# [WRITTEN PROBLEM]
Your task is to print, exactly and only, the lines from the start of the entries below through the line with "(la) at (63,345)". Include both ends, but skip the pictures.

# [WORKING DATA]
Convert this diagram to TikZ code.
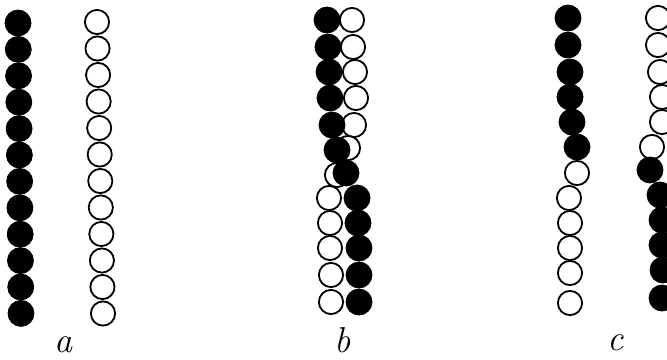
\documentclass[tikz,border=0pt]{standalone}
\usetikzlibrary{positioning}

\begin{document}
\begin{tikzpicture}[x=1pt, y=-1pt,
  blackbead/.style={circle, fill=black, draw=black, line width=0.8pt, minimum size=26pt, inner sep=0pt},
  whitebead/.style={circle, fill=white, draw=black, line width=1.8pt, minimum size=24.2pt, inner sep=0pt},
  panellabel/.style={font=\fontsize{36}{36}\selectfont\itshape, inner sep=0pt}]

\useasboundingbox (0,0) rectangle (667,359);

% panel a
\foreach \i in {1,...,12} {
  \node[whitebead] (a-w\i) at ({97+6*(\i-1)/11}, {22+(\i-1)*26.5}) {};
  \node[blackbead] (a-b\i) at ({18+3*(\i-1)/11}, {23+(\i-1)*26.4}) {};
}
\node[panellabel] (la) at (63,345) {a};

% panel b
\foreach \x/\y [count=\i] in {352/20,353/47,355/72,356/98,354/125,348/148,337/175,329/198,330/223,330/248,331/275,331/302}
  \node[whitebead] (b-w\i) at (\x,\y) {};
\foreach \x/\y [count=\i] in {327/20,328/47,329/72,330/98,332/125,337/150,346/173,357/198,358/223,359/248,359/275,359/302}
  \node[blackbead] (b-b\i) at (\x,\y) {};
\node[panellabel] (lb) at (343,340) {b};

% panel c
\foreach \x/\y [count=\i] in {577/173,569/198,570/223,570/248,570/273,570/303,658/18,658/45,660/72,662/97,662/122,652/147}
  \node[whitebead] (c-w\i) at (\x,\y) {};
\foreach \x/\y [count=\i] in {568/18,568/45,570/72,570/97,572/122,577/147,650/170,660/195,662/220,662/245,663/270,662/298}
  \node[blackbead] (c-b\i) at (\x,\y) {};
\node[panellabel] (lc) at (616,343) {c};

\end{tikzpicture}
\end{document}
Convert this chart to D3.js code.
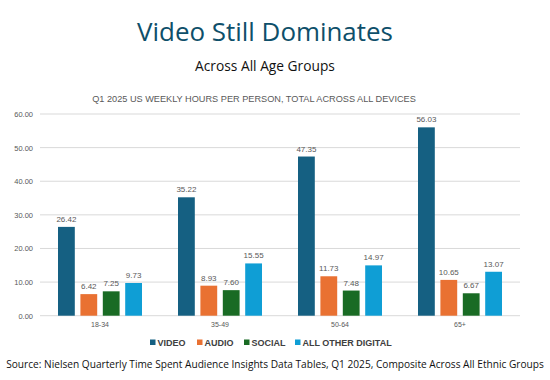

# [RESULT OF THIS EXERCISE]
Convert this diagram to TikZ code.
\documentclass[tikz,border=0pt]{standalone}
\usetikzlibrary{positioning}

\begin{document}
\begin{tikzpicture}[x=1pt, y=-1pt,
  blackbead/.style={circle, fill=black, draw=black, line width=0.8pt, minimum size=26pt, inner sep=0pt},
  whitebead/.style={circle, fill=white, draw=black, line width=1.8pt, minimum size=24.2pt, inner sep=0pt},
  panellabel/.style={font=\fontsize{36}{36}\selectfont\itshape, inner sep=0pt}]

\useasboundingbox (0,0) rectangle (667,359);

% panel a
\foreach \i in {1,...,12} {
  \node[whitebead] (a-w\i) at ({97+6*(\i-1)/11}, {22+(\i-1)*26.5}) {};
  \node[blackbead] (a-b\i) at ({18+3*(\i-1)/11}, {23+(\i-1)*26.4}) {};
}
\node[panellabel] (la) at (63,345) {a};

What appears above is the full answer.